At times the agenda is mindlessly obvious, while at other times you will have to dig deep to discover its secrets. Here’s a fairly simple example:


Material is even, but Black is hopelessly lost. What makes this position an easy read is that Black has zero counterplay (terrible minor piece, no files for his rooks; all he can do is wait to die). So, if you’re White, will you be able to hear the board?

Remember: the agenda first, the moves second.



  • White’s rooks need to penetrate into Black’s camp. If you can’t do that, you can’t win the game.
  • White’s knight needs to participate.
  • It’s an endgame, so White’s king needs to show some muscle. 
  • Figure out what the most accessible target is in the enemy camp.

In other words: make sure all your pieces work as a team! An experienced player would see all this in a nanosecond, and in that same nanosecond he would understand that b2-b4 is the thematic move since it opens the a-file for White’s rooks. The target will ultimately be the c7-pawn which (when the a-file is open) can be attacked by Ra7 and, eventually, Nd5.


Since White is in no hurry (once again: Black’s helpless), all he has to do is place his pieces on squares that will ultimately aim at that basic agenda. Thus, White’s knight has two fifth-rank holes he can make use of (f5 and d5) but since the target is c7, d5 stands out as the knight’s correct home.

ONLY NOW DOES THE HUMAN FACTOR SET IT! White has many ways to win (always based on the a-file and the c7-target), so it’s up to you to choose the setup that is, in your eyes, most appealing.

For example, the immediate 1.b4 is very strong: 1...axb4 2.Ra7 Rc8 3.Rb1 followed by 4.Rxb4, 5.Rba4, and then the migration of the knight to d5 will win.

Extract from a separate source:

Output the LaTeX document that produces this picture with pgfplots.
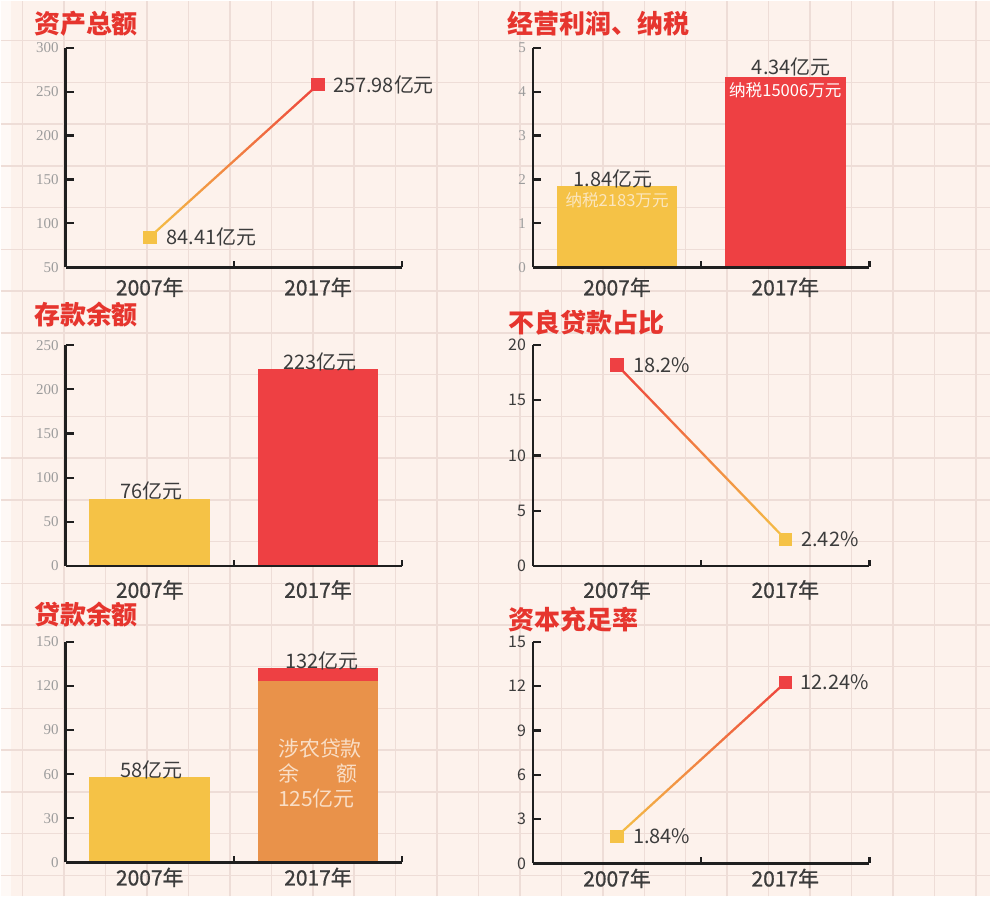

However, many people would prefer to execute Black by rushing the knight into the battle zone: 1.Nf2 Bf8 2.Rda1 Kf7 3.Nd1 (One of many ways to win.) 3...Be7 (The desperate 3...d5 tries to get the dead bishop into the game, but it fails to 4.cxd5 Bc5 5.Nb2 Be7 6.Nd3 followed by an eventual b2-b4 push) 4.Nc3 Kf8 5.Nd5 when b2-b4 will open the “highway” into Black’s camp, with deadly effect.

Personally, I might do things a bit differently. I would want to make sure my king isn’t a slacker by bringing it to the center: 1.Kf1 Ra8 (Another scenario is 1...Bf8 2.Ke2 Ke8 3.Kd3 d5 4.cxd5 Bc5 5.Rd2 Ke7 6.Kc4 Kd6 7.Nf2 Bxf2 8.Rxf2 Ra8 [Trying to create a blockade, but it doesn't work.] 9.Rfa2 Ra7 10.b4 Rha8 11.Ra1 [Zugzwang!] 11...Ke7 12.bxa5 bxa5 [12...Rxa5 13.Rxa5 Rxa5 14.Rxa5 bxa5 15.b6 cxb6 16.Kb5, 1-0] 13.Kc5 Kf7 14.d6 [14.b6 also gets the job done] 14...cxd6+ 15.Kxd6, 1-0) 2.Ke2 Ra7 3.Kd3 Rha8 4.Nf2 (It’s the knight’s turn!) 4…Bf8 5.Rda1 Kf7 6.Nd1 Be7 7.Nc3 Bd8 8.Nd5 Kg7 9.b4 Kf7 10.bxa5 bxa5 (10...Rxa5 11.Rxa5 Rxa5 12.Rxa5 bxa5 13.b6 cxb6 14.c7 Bxc7 15.Nxc7, 1-0) 11.Nb4 Ke8 12.Na6 Ke7 13.Rxa5 Kf7 14.Kc2 (Preparing to give the a1-rook some support.) 14...Kf8 15.Kb2 Kf7 16.Nxc7! Rxa5 17.Nxa8, 1-0.

Once again, the board’s agenda should also be your agenda.

At times, finding the moves that make the agenda a reality is difficult. At other times you have to come up with a series of must-do moves, and at other times the choice of move is purely up the taste of the player.